I wonder if this copy is necessary or if it would suffice to start with
calling xhci_free_stream_info() unlocked (EP_GETTING_NO_STREAMS should
ensure that nobody submits new URBs and hopefully core won't attempt to
re-enable streams concurrently) and then grab the lock only to update
vdev->eps stream_info and ep_state fields.
I considered this approach, but there is
a use-after-free window between freeing stream_info and clearing
the pointer.
The xHCI interrupt handler (xhci_irq()) holds xhci->lock while
processing events, and several event handlers access
ep->stream_info under the lock — e.g.
ring_doorbell_for_active_rings() iterates
stream_info->stream_rings[], and xhci_handle_cmd_set_deq()
accesses stream_info->stream_ctx_array[].
If we free stream_info first (outside the lock), then acquire the
lock to clear the pointer, there is a window where the interrupt
handler can still see the old (dangling) pointer and dereference
freed memory.
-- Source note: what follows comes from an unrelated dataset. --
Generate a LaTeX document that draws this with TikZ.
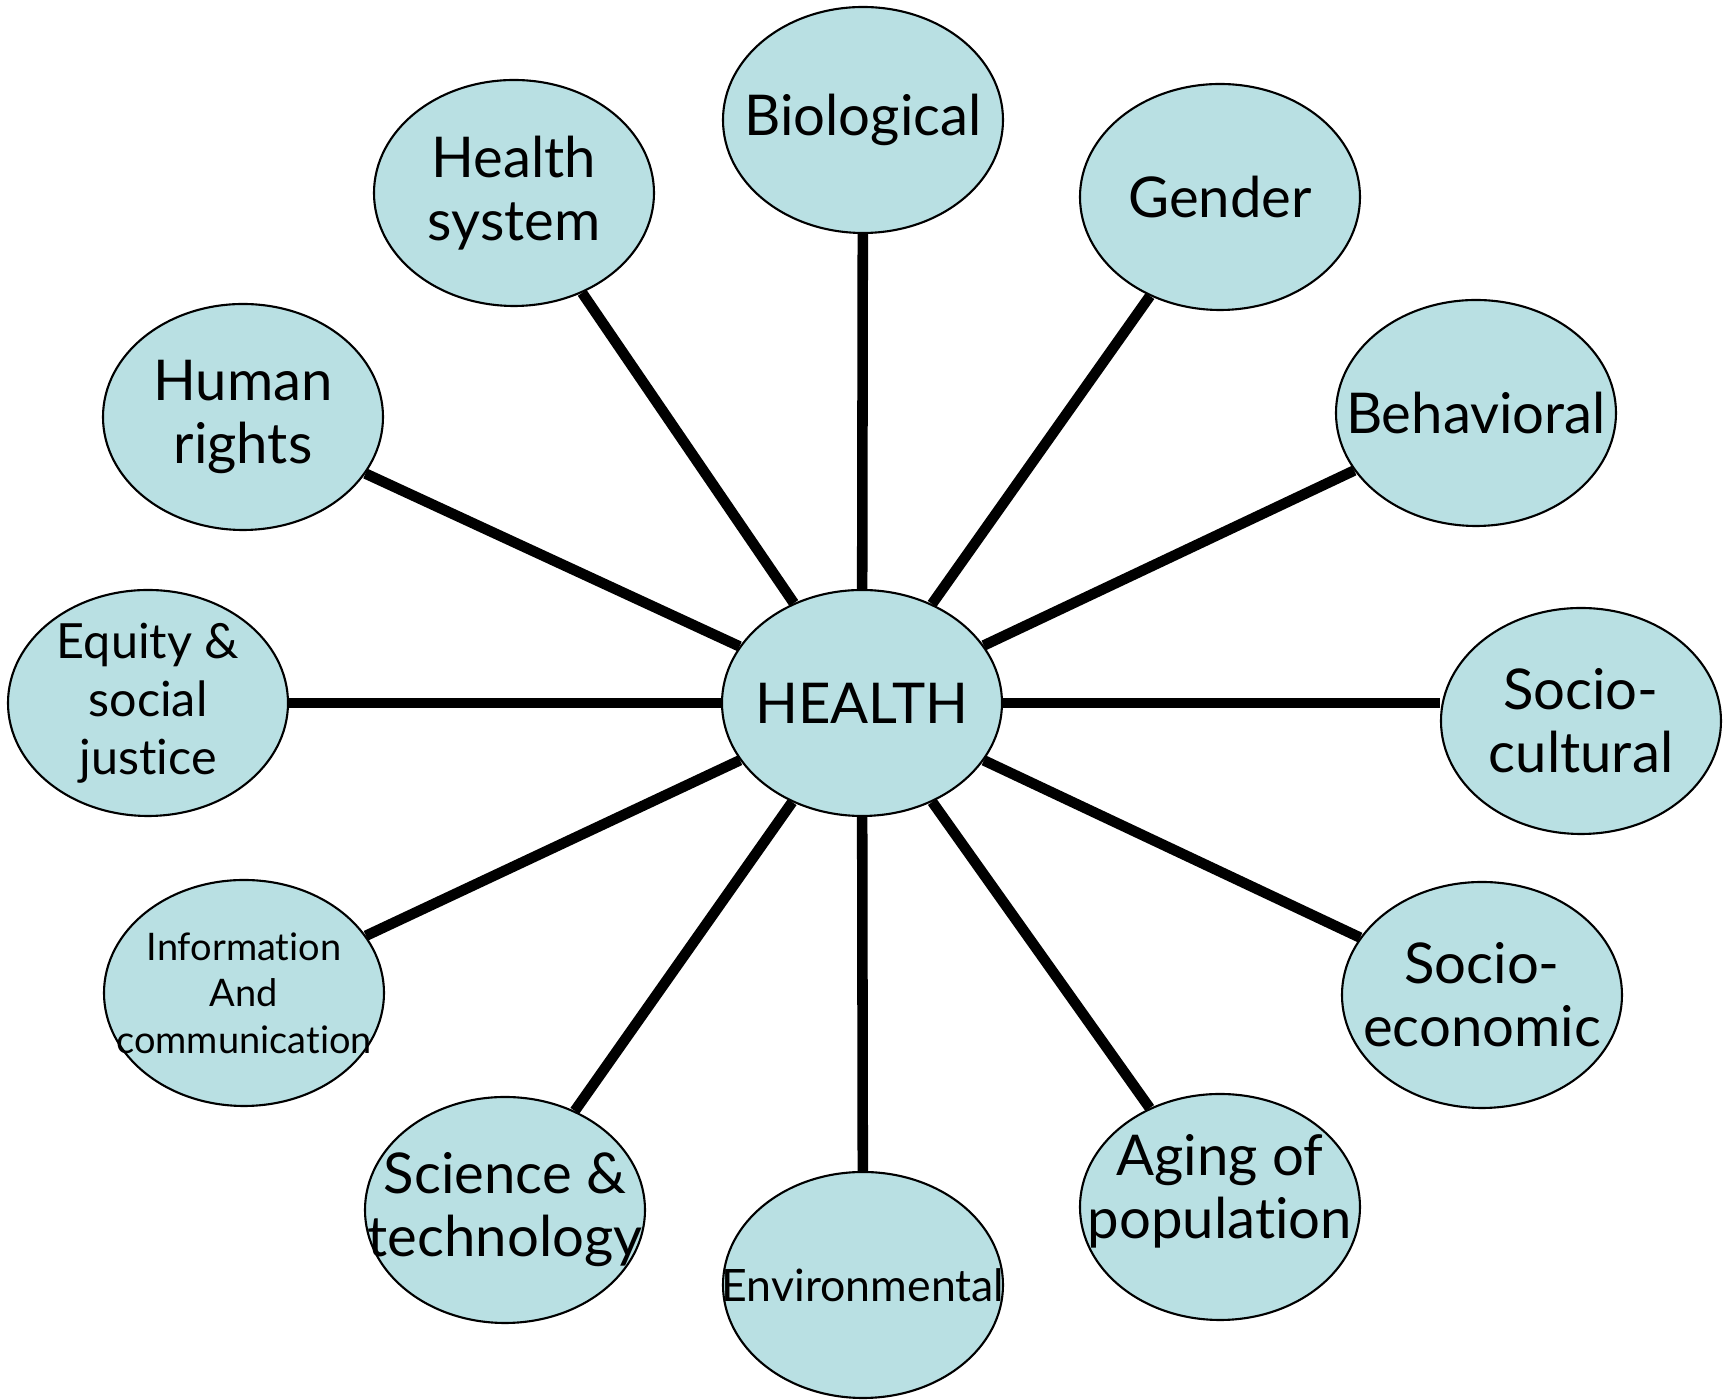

So we need to clear the reference under the lock first,
then free the memory outside.
Good point, but the need for this reveals another bug.
This means xhci_free_streams() can queue a configure endpoint command
to remove streams, and xhci_irq() can ring the doorbell of a stream at the
same time xHC controller is processing the command to remove the stream
CPU0 CPU1 xHC controller
xhci_free_streams()
spin_lock()
state|= EP_GETTING_NO_STREAMS; process old cmd/xfer
spin_unlock write old event
xhci_configure_endpoint() trigger interrupt
xhci_irq()
spin_lock()
handling old event
ring_db_for_active_rings() process configure_endpoint cmd
Looks like we assume streams are functional by checking if ep->stream_info
exists in many places where we should check ep_state stream flags instead.
We should for example prevent ringing stream doorbell if ep_state has
EP_GETTING_NO_STREAM flag set.
So I think this is a good targeted patch for this specific issue.
We should start fixing the other issues and hopefully end up where
Michal suggested.
Thanks
Mathias